I am working on setting up monitoring for a call center, where the call center uses a solution from Cisco. For monitoring, we are doing the typical SNMP-based NMS setup watching all the routers, servers, etc for the typical CPU, RAM, network, etc. We are also using Cisco IP SLA (formerly called SAA, and before that RTR) between sites to measure WAN health.

I have a new monitoring concept in my head, and I'm trying to figure out if it is possible to do this.

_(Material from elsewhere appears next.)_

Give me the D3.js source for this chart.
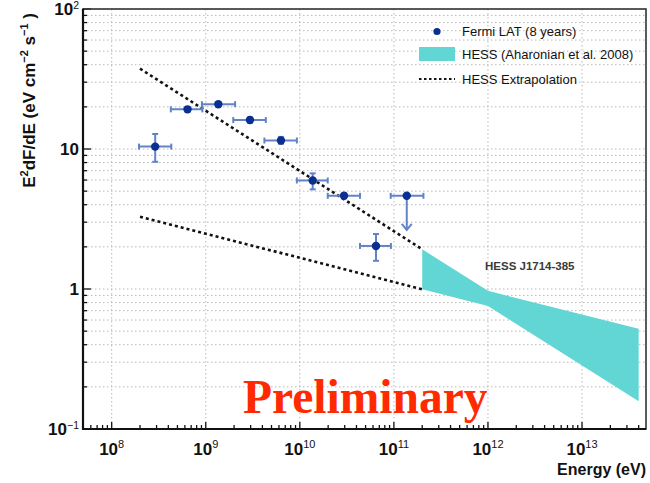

At the end of the day, a call center really needs to be able to make & receive calls and transport audio from A to B and B to A (although this really applies to any distributed telephony system). A good way to test this is to make phone calls and see if they work. However, making multiple discreet calls is tedious. What if we made a phone call, kept the call active 24/7, and sent a known audio signal in both directions? Then, in some manner we detect the existence of that audio on the other side (so the audio from A is detected at B by a listening device). If the audio does anything strange (e.g., stutters, drops, etc), then there is some problem with some part of the infrastructure (be it network, server, etc). Conceptually this would be an outstanding "early warning" indicator.

If we used PIAF, I figure we could easily script the creation of a call and have some on hold music play or feed sound in some manner. However, is there some way to measure the audio on the other side, in an automated way? Some softphone that would detect if audio is there or not?

Is this a feasible setup, and is it technically possible? And, does this concept even make sense?
 
Two thoughts:
1. The process of setting up and tearing down calls is also potentially important. Perhaps instead of a single sustained call, do a 5-minute call, start a new one just before hanging up the old one.
2. Monitoring for music on hold or something that's humanly recognizable is harder to monitor on the remote side. Perhaps a test pattern that cycles through various audio frequencies at a fixed rate would be easier for the receiver to detect.
 
If you used trunks with SMS support (such as Vitelity's new DIDs), you could simply send SMS messages regularly and check for delivery. Audio is so messy. :D

Another idea might be to send a very brief voicemail to a Google Voice account, have it transcribed, and then grep the transcription of the messages every few minutes to see if delivery was successful.